Quand je marche dans un couloir vide et fortement éclairé, l’hôtel Overlook de Shining se superpose subrepticement à ma vision – je crains alors quelque apparition figée dans la ligne de fuite, là-bas, tout au fond. Quand j’entre dans un ascenseur moderne, je me sens pris au Piège de cristal. Si l’ascenseur est ancien, je subis aussitôt l’empoignade étouffante des Diamants sont éternels. Et quand les portes de l’ascenseur s’entrouvrent, c’est la tueuse en cuir noir de Pulsions qui m’assaille le temps d’une seconde. Quand, dans une vitrine, j’aperçois en passant une femme en pleine manucure, la main atrocement mutilée de Répulsion ressurgit et m’obsède. Et si par hasard je touche du formica, le nain inquiétant de Twin Peaks m’apparaît et me sourit bizarrement…
Quand j’ai l’occasion, moins souvent, de me baigner dans la mer, j’éprouve, comme des millions de gens sur la planète depuis 1975, une vague peur, revoyant instantanément ces images des Dents de la mer au ras de la surface, l’eau salée léchant l’objectif et l’immergeant par intermittences, coupant l’image en deux, avec ce que cela implique de déchirement en dessous, dans le noir. La ligne d’horizon maritime, dès lors, de belle devient horrible.

Étrangement, et contrairement cette fois à des millions de gens depuis l’avènement de Psychose en 1960, prendre une douche derrière un rideau ne me fait pas peur, et je n’imagine pas de silhouette noire brandissant un énorme couteau de cuisine, mais il faut dire que je ferme toujours la porte à clé. On ne sait jamais.
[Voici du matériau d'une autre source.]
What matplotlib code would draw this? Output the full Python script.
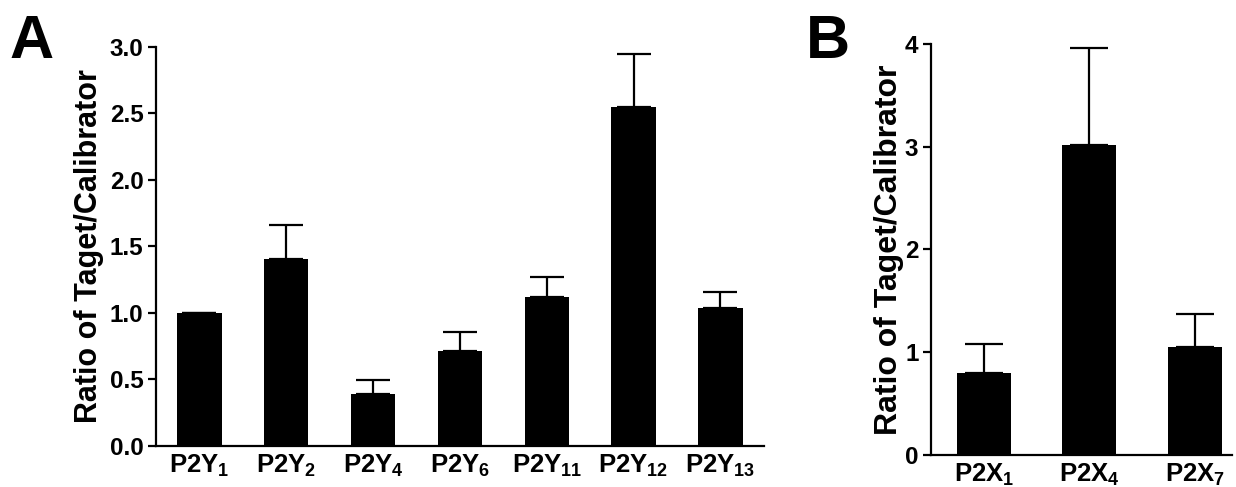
import matplotlib
matplotlib.use("Agg")
import matplotlib.pyplot as plt

plt.rcParams['font.family'] = 'Liberation Sans'
plt.rcParams['font.weight'] = 'bold'
plt.rcParams['mathtext.fontset'] = 'custom'
plt.rcParams['mathtext.rm'] = 'Liberation Sans:bold'
plt.rcParams['mathtext.bf'] = 'Liberation Sans:bold'
plt.rcParams['mathtext.it'] = 'Liberation Sans:bold'

# panel A data
p2y_labels = [r'P2Y$_{1}$', r'P2Y$_{2}$', r'P2Y$_{4}$', r'P2Y$_{6}$',
              r'P2Y$_{11}$', r'P2Y$_{12}$', r'P2Y$_{13}$']
p2y_mean = [1.0, 1.405, 0.394, 0.712, 1.118, 2.544, 1.035]
p2y_err = [0.0, 0.252, 0.10, 0.143, 0.15, 0.403, 0.121]

# panel B data
p2x_labels = [r'P2X$_{1}$', r'P2X$_{4}$', r'P2X$_{7}$']
p2x_mean = [0.795, 3.018, 1.047]
p2x_err = [0.282, 0.941, 0.327]

ylabel = 'Ratio of Taget/Calibrator'

fig = plt.figure(figsize=(12.36, 4.87), dpi=100)
axA = fig.add_axes([0.1262, 0.0842, 0.4918, 0.8198])
axB = fig.add_axes([0.7532, 0.0657, 0.2433, 0.8446])


def style(ax):
    for s in ['top', 'right']:
        ax.spines[s].set_visible(False)
    for s in ['left', 'bottom']:
        ax.spines[s].set_linewidth(1.6)
    ax.tick_params(axis='y', direction='out', length=6, width=1.6, labelsize=17.5, pad=3)
    ax.tick_params(axis='x', length=0, labelsize=18.5, pad=5)


# panel A
xa = range(len(p2y_mean))
axA.bar(xa, p2y_mean, width=0.51, color='black', zorder=3)
axA.errorbar(xa, p2y_mean, yerr=[[0] * len(p2y_err), p2y_err], fmt='none',
             ecolor='black', elinewidth=1.6, capsize=12, capthick=1.6, zorder=2)
axA.set_xlim(-0.5, 6.5)
axA.set_ylim(0, 3.0)
axA.set_yticks([0, 0.5, 1.0, 1.5, 2.0, 2.5, 3.0])
axA.set_yticklabels(['0.0', '0.5', '1.0', '1.5', '2.0', '2.5', '3.0'])
axA.set_xticks(list(xa))
axA.set_xticklabels(p2y_labels)
axA.set_ylabel(ylabel, fontsize=22, fontweight='bold', labelpad=4)
style(axA)

# panel B
xb = range(len(p2x_mean))
axB.bar(xb, p2x_mean, width=0.51, color='black', zorder=3)
axB.errorbar(xb, p2x_mean, yerr=[[0] * len(p2x_err), p2x_err], fmt='none',
             ecolor='black', elinewidth=1.6, capsize=14, capthick=1.6, zorder=2)
axB.set_xlim(-0.5, 2.35)
axB.set_ylim(0, 4)
axB.set_yticks([0, 1, 2, 3, 4])
axB.set_xticks(list(xb))
axB.set_xticklabels(p2x_labels)
axB.set_ylabel(ylabel, fontsize=23, fontweight='bold', labelpad=1)
style(axB)

fig.text(0.008, 0.88, 'A', fontsize=44, fontweight='bold')
fig.text(0.652, 0.88, 'B', fontsize=44, fontweight='bold')

fig.savefig('out.png', dpi=100)
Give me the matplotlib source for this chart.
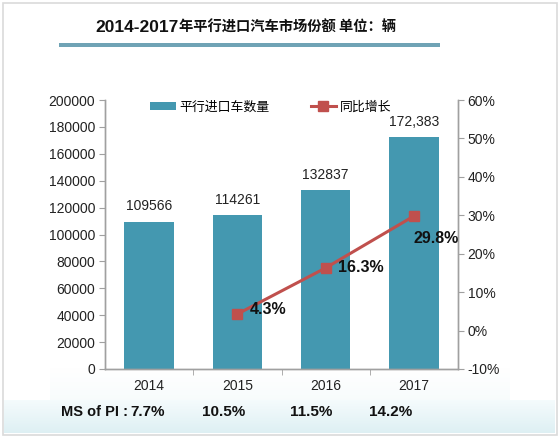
import matplotlib
matplotlib.use("Agg")
import matplotlib.pyplot as plt
import numpy as np
from matplotlib.patches import Rectangle

plt.rcParams['font.family'] = ['Liberation Sans', 'Noto Sans CJK SC', 'DejaVu Sans']

years = ['2014', '2015', '2016', '2017']
volumes = [109566, 114261, 132837, 172383]
volume_labels = ['109566', '114261', '132837', '172,383']
growth_years = [1, 2, 3]
growth = [4.3, 16.3, 29.8]
growth_labels = ['4.3%', '16.3%', '29.8%']
ms_of_pi = ['7.7%', '10.5%', '11.5%', '14.2%']
left_ticks = list(range(0, 200001, 20000))
right_ticks = list(range(-10, 61, 10))

title_num = '2014-2017'
title_rest = '年平行进口汽车市场份额 单位：辆'
bar_name = '平行进口车数量'
line_name = '同比增长'
ms_label = 'MS of PI :'

W, H = 559, 437
fig = plt.figure(figsize=(W / 100, H / 100), dpi=100)
fig.patch.set_facecolor('white')

def fx(px):
    return px / W

def fy(py):
    return 1 - py / H

# background decorations
bg = fig.add_axes([0, 0, 1, 1], zorder=-10)
bg.set_xlim(0, W)
bg.set_ylim(H, 0)
bg.axis('off')
grad1 = np.linspace(0, 1, 50).reshape(-1, 1)
bg.imshow(np.dstack([np.full_like(grad1, 0.965), np.full_like(grad1, 0.985), np.full_like(grad1, 0.99), grad1 * 0.8]),
          extent=[50, 510, 400, 368], aspect='auto', interpolation='bilinear')
grad = np.linspace(0, 1, 50).reshape(-1, 1)
r = 0.96 - 0.09 * grad
g = 0.985 - 0.045 * grad
b = 0.99 - 0.035 * grad
bg.imshow(np.dstack([r, g, b]), extent=[4, 555, 433, 400], aspect='auto', interpolation='bilinear')
bg.add_patch(Rectangle((2.5, 2.5), W - 5, H - 5, fill=False, edgecolor='#DADADA', lw=1.2))
bg.add_patch(Rectangle((59, 43), 381, 4, facecolor='#6FA3B5', edgecolor='none'))

# title in two parts (digits larger than CJK)
renderer = fig.canvas.get_renderer()
t1 = fig.text(fx(95), fy(28), title_num, ha='left', va='center', fontsize=12.5, fontweight='bold',
              family=['Liberation Sans'], color='#111111')
bb = t1.get_window_extent(renderer=renderer)
fig.text(bb.x1 / W + fx(1), fy(28), title_rest, ha='left', va='center', fontsize=10.3, fontweight='bold',
         family=['Noto Sans CJK SC'], color='#111111')

ax = fig.add_axes([fx(105), fy(369), fx(458) - fx(105), fy(100) - fy(369)])
ax2 = ax.twinx()
ax.set_zorder(1)
ax2.set_zorder(2)
ax.patch.set_visible(False)
ax2.patch.set_visible(False)

x = np.arange(len(years))
bar_color = '#4498B0'
ax.bar(x, volumes, width=0.56, color=bar_color, label=bar_name, zorder=2)
ax.set_xlim(-0.5, 3.5)
ax.set_ylim(0, 200000)
ax.set_yticks(left_ticks)
ax.set_yticklabels([str(t) for t in left_ticks])
ax.set_xticks(x)
ax.set_xticklabels(years)
ax.set_xticks([0.5, 1.5, 2.5], minor=True)
ax.tick_params(axis='x', which='major', length=0, pad=7, labelsize=10, colors='#222222')
ax.tick_params(axis='x', which='minor', length=4, direction='out', color='#A0A0A0')
ax.tick_params(axis='y', length=4, direction='out', color='#A0A0A0', labelsize=10, labelcolor='#222222', pad=3)

for i, (v, lab) in enumerate(zip(volumes, volume_labels)):
    ax.annotate(lab, (x[i], v), xytext=(0, 6), textcoords='offset points', ha='center', va='bottom',
                fontsize=10, color='#222222')

line_color = '#C0504D'
ax2.plot(growth_years, growth, color=line_color, lw=2.2, marker='s', markersize=7, label=line_name, zorder=3)
ax2.set_ylim(-10, 60)
ax2.set_yticks(right_ticks)
ax2.set_yticklabels([f'{t}%' for t in right_ticks])
ax2.tick_params(axis='y', length=4, direction='out', color='#A0A0A0', labelsize=10, labelcolor='#222222', pad=3)

offsets = [(9, 3), (9, 0), (0, -16)]
for xi, gv, lab, off in zip(growth_years, growth, growth_labels, offsets):
    ax2.annotate(lab, (xi, gv), xytext=off, textcoords='offset points', ha='left', va='center',
                 fontsize=11.5, fontweight='bold', color='#111111')

for a in (ax, ax2):
    a.spines['top'].set_visible(False)
    for s in ['left', 'right', 'bottom']:
        a.spines[s].set_color('#A0A0A0')
        a.spines[s].set_linewidth(1.0)

h1, l1 = ax.get_legend_handles_labels()
h2, l2 = ax2.get_legend_handles_labels()
ax2.legend(h1 + h2, l1 + l2, loc='center left', bbox_to_anchor=(fx(150), fy(107)), bbox_transform=fig.transFigure,
           ncol=2, frameon=False, borderpad=0, borderaxespad=0, columnspacing=3.2, handlelength=2.0,
           handletextpad=0.25, handleheight=0.6, prop={'family': ['Noto Sans CJK SC'], 'size': 9.3})

# MS of PI row
fig.text(fx(61), fy(412), ms_label, ha='left', va='center', fontsize=10.5, fontweight='bold', color='#111111')
ms_x = [148, 224, 311, 391]
for px, s in zip(ms_x, ms_of_pi):
    fig.text(fx(px), fy(412), s, ha='center', va='center', fontsize=11, fontweight='bold', color='#111111')

fig.savefig('out.png', dpi=100)
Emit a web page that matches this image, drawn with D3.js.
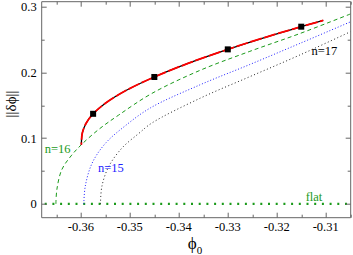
<!DOCTYPE html>
<html>
<head>
<meta charset="utf-8">
<script src="https://cdn.jsdelivr.net/npm/d3@7"></script>
<style>
	body { margin: 0; background: #fff; }
	svg { display: block; font-family: "Liberation Serif", "Times New Roman", serif; }
	.frame line { stroke: #666; stroke-width: 1; }
</style>
</head>
<body>
<div id="chart"></div>
<script>
/* eslint-disable no-magic-numbers */

// curve n=16 (green dashed)
var n16Phi = [-0.3651, -0.3649, -0.3639, -0.3620, -0.3599, -0.3564, -0.3523, -0.3455, -0.3357, -0.3255, -0.3153, -0.3049];
var n16Val = [0, 0.022, 0.052, 0.073, 0.090, 0.113, 0.135, 0.168, 0.203, 0.232, 0.259, 0.289];

// curve n=15 (blue dotted)
var n15Phi = [-0.3594, -0.3591, -0.3577, -0.3550, -0.3509, -0.3458, -0.3357, -0.3255, -0.3153, -0.3049];
var n15Val = [0, 0.027, 0.062, 0.092, 0.119, 0.146, 0.181, 0.212, 0.244, 0.277];

// curve n=17 (black dotted)
var n17Phi = [-0.3560, -0.3557, -0.3543, -0.3516, -0.3482, -0.3455, -0.3357, -0.3255, -0.3153, -0.3049];
var n17Val = [0, 0.027, 0.057, 0.085, 0.107, 0.123, 0.1605, 0.1935, 0.2264, 0.262];

// full solution (red / black solid)
var solPhi = [-0.3599, -0.3597, -0.3589, -0.3575, -0.3550, -0.3509, -0.3450, -0.3380, -0.3300, -0.3225, -0.3150, -0.3105];
var solVal = [0.090, 0.108, 0.123, 0.137, 0.153, 0.172, 0.193, 0.214, 0.235, 0.253, 0.2695, 0.279];

// squares on the solution
var markPhi = [-0.3575, -0.345, -0.33, -0.315];
var markVal = [0.137, 0.193, 0.235, 0.2695];

// flat branch
var flatPhi = [-0.368, -0.3049];
var flatVal = [0, 0];

var xTicks = [-0.36, -0.35, -0.34, -0.33, -0.32, -0.31];
var xMinor = [-0.365, -0.355, -0.345, -0.335, -0.325, -0.315, -0.305];
var yTicks = [0, 0.1, 0.2, 0.3];
var yMinor = [0.05, 0.15, 0.25];

(function() {
	var origWidth = 353,
		origHeight = 255,
		margin = { top: 1.7, right: 2.3, bottom: 37.3, left: 41.7 },
		width = origWidth - margin.left - margin.right,
		height = origHeight - margin.top - margin.bottom,
		major = 5,
		minor = 3,
		green = "#1a9a1a";

	var x = d3.scaleLinear().domain([-0.368, -0.3049]).range([0, width]),
		y = d3.scaleLinear().domain([-0.021, 0.3075]).range([height, 0]);

	function zipPts(a, b) {
		return a.map(function(d, i) { return [d, b[i]]; });
	}

	var line = d3.line()
		.x(function(d) { return x(d[0]); })
		.y(function(d) { return y(d[1]); })
		.curve(d3.curveCatmullRom.alpha(0.5));

	var svg = d3.select("#chart").append("svg")
		.attr("width", origWidth)
		.attr("height", origHeight)
		.append("g")
		.attr("transform", "translate(" + margin.left + "," + margin.top + ")");

	svg.append("clipPath").attr("id", "clip")
		.append("rect").attr("width", width).attr("height", height);

	var plot = svg.append("g").attr("clip-path", "url(#clip)");

	// flat
	plot.append("path")
		.datum(zipPts(flatPhi, flatVal))
		.attr("fill", "none")
		.attr("stroke", green)
		.attr("stroke-width", 2.2)
		.attr("stroke-dasharray", "2,5.7")
		.attr("stroke-dashoffset", -3)
		.attr("d", line);

	// n=17
	plot.append("path")
		.datum(zipPts(n17Phi, n17Val))
		.attr("fill", "none")
		.attr("stroke", "#222")
		.attr("stroke-width", 1)
		.attr("stroke-dasharray", "1,2.5")
		.attr("d", line);

	// n=15
	plot.append("path")
		.datum(zipPts(n15Phi, n15Val))
		.attr("fill", "none")
		.attr("stroke", "#2020ff")
		.attr("stroke-width", 1)
		.attr("stroke-dasharray", "1,2")
		.attr("d", line);

	// n=16
	plot.append("path")
		.datum(zipPts(n16Phi, n16Val))
		.attr("fill", "none")
		.attr("stroke", green)
		.attr("stroke-width", 1)
		.attr("stroke-dasharray", "4,3")
		.attr("d", line);

	// solution: black under red dashes
	plot.append("path")
		.datum(zipPts(solPhi, solVal))
		.attr("fill", "none")
		.attr("stroke", "#000")
		.attr("stroke-width", 1.3)
		.attr("d", line);

	plot.append("path")
		.datum(zipPts(solPhi, solVal))
		.attr("fill", "none")
		.attr("stroke", "#ff0000")
		.attr("stroke-width", 1.8)
		.attr("stroke-dasharray", "12,2.5")
		.attr("stroke-dashoffset", -5)
		.attr("d", line);

	plot.append("g")
		.selectAll("rect")
		.data(zipPts(markPhi, markVal))
		.join("rect")
		.attr("x", function(d) { return x(d[0]) - 3; })
		.attr("y", function(d) { return y(d[1]) - 3; })
		.attr("width", 6)
		.attr("height", 6)
		.attr("fill", "#000");

	// frame + ticks (xmgrace style, ticks inward on all four sides)
	var frame = svg.append("g").attr("class", "frame");
	frame.append("line").attr("x1", 0).attr("x2", width).attr("y1", 0).attr("y2", 0);
	frame.append("line").attr("x1", 0).attr("x2", width).attr("y1", height).attr("y2", height);
	frame.append("line").attr("x1", 0).attr("x2", 0).attr("y1", 0).attr("y2", height);
	frame.append("line").attr("x1", width).attr("x2", width).attr("y1", 0).attr("y2", height);

	function xTickMarks(vals, len) {
		frame.selectAll(null).data(vals).join("line")
			.attr("x1", function(d) { return Math.round(x(d)) + 0.5; })
			.attr("x2", function(d) { return Math.round(x(d)) + 0.5; })
			.attr("y1", height).attr("y2", height - len);
		frame.selectAll(null).data(vals).join("line")
			.attr("x1", function(d) { return Math.round(x(d)) + 0.5; })
			.attr("x2", function(d) { return Math.round(x(d)) + 0.5; })
			.attr("y1", 0).attr("y2", len);
	}
	function yTickMarks(vals, len) {
		frame.selectAll(null).data(vals).join("line")
			.attr("y1", function(d) { return Math.round(y(d)) + 0.5; })
			.attr("y2", function(d) { return Math.round(y(d)) + 0.5; })
			.attr("x1", 0).attr("x2", len);
		frame.selectAll(null).data(vals).join("line")
			.attr("y1", function(d) { return Math.round(y(d)) + 0.5; })
			.attr("y2", function(d) { return Math.round(y(d)) + 0.5; })
			.attr("x1", width).attr("x2", width - len);
	}
	xTickMarks(xTicks, major);
	xTickMarks(xMinor, minor);
	yTickMarks(yTicks, major);
	yTickMarks(yMinor, minor);

	// tick labels
	svg.append("g").selectAll("text").data(xTicks).join("text")
		.attr("x", function(d) { return x(d); })
		.attr("y", height + 13)
		.attr("text-anchor", "middle")
		.attr("font-size", 12.5)
		.text(function(d) { return d3.format(".2f")(d).replace("−", "-"); });

	svg.append("g").selectAll("text").data(yTicks).join("text")
		.attr("x", -5)
		.attr("y", function(d) { return y(d); })
		.attr("dy", "0.35em")
		.attr("text-anchor", "end")
		.attr("font-size", 12.5)
		.text(function(d) { return d === 0 ? "0" : d3.format(".1f")(d); });

	// axis titles
	svg.append("text")
		.attr("transform", "translate(" + (-30.5) + "," + y(0.152) + ") rotate(-90)")
		.attr("text-anchor", "middle")
		.attr("dy", "0.35em")
		.attr("font-size", 15)
		.text("||δϕ||");

	var xl = svg.append("text")
		.attr("x", x(-0.3367))
		.attr("y", height + 31)
		.attr("text-anchor", "middle")
		.attr("font-size", 17);
	xl.append("tspan").text("ϕ");
	xl.append("tspan").attr("font-size", 11).attr("dy", 5).text("0");

	// curve labels
	function label(txt, px, py, col) {
		svg.append("text")
			.attr("x", x(px))
			.attr("y", y(py))
			.attr("font-size", 12.5)
			.attr("fill", col)
			.text(txt);
	}
	label("n=16", -0.3674, 0.078, green);
	label("n=15", -0.3565, 0.049, "#2020ff");
	label("n=17", -0.3129, 0.226, "#000");
	label("flat", -0.3141, 0.005, green);
})();
</script>
</body>
</html>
Plus étrangement encore, à chaque fois que je dois nettoyer le fond entartré de ma baignoire, je pense systématiquement au pauvre garçon persécuté par Amon Goeth dans La Liste de Schindler, incapable d’enlever les dépôts et bientôt tué pour cela. Scène partant de l’émail le plus banal et allant au-delà de tous les films d’horreur. Scène traumatisante car plongeant au cœur de la banalité du mal théorisée par Hannah Arendt…

Je suis sûr que je ne suis pas le seul à avoir ces « flashs » plus ou moins négatifs. Non seulement des millions de cinéphiles doivent en ressentir de semblables mais également des millions de spectateurs lambdas. On l’a vu, les psychoses provoquées par Psychose sont répandues, encore plus celles provoquées par Les Dents de la mer.
Depuis 120 ans, le cinéma s’est immiscé dans notre réalité. Plus que les autres arts, il a le pouvoir de hanter le quotidien. Pourquoi plus que les autres arts ? A cause de son audience bien sûr, mais aussi et surtout à cause de sa spécificité, inédite jusqu’alors dans l’histoire de l’humanité, qui est de capturer la vraie chair des gens et des choses, et de la retenir prisonnière dans une boîte, comme le Génie des contes arabes.
Aussi, faites très attention à l’ouverture de la boîte et à la libération de ce Génie, prenez garde aux images qu’il projette sous nos yeux : il réalise tous nos désirs… et toutes nos peurs.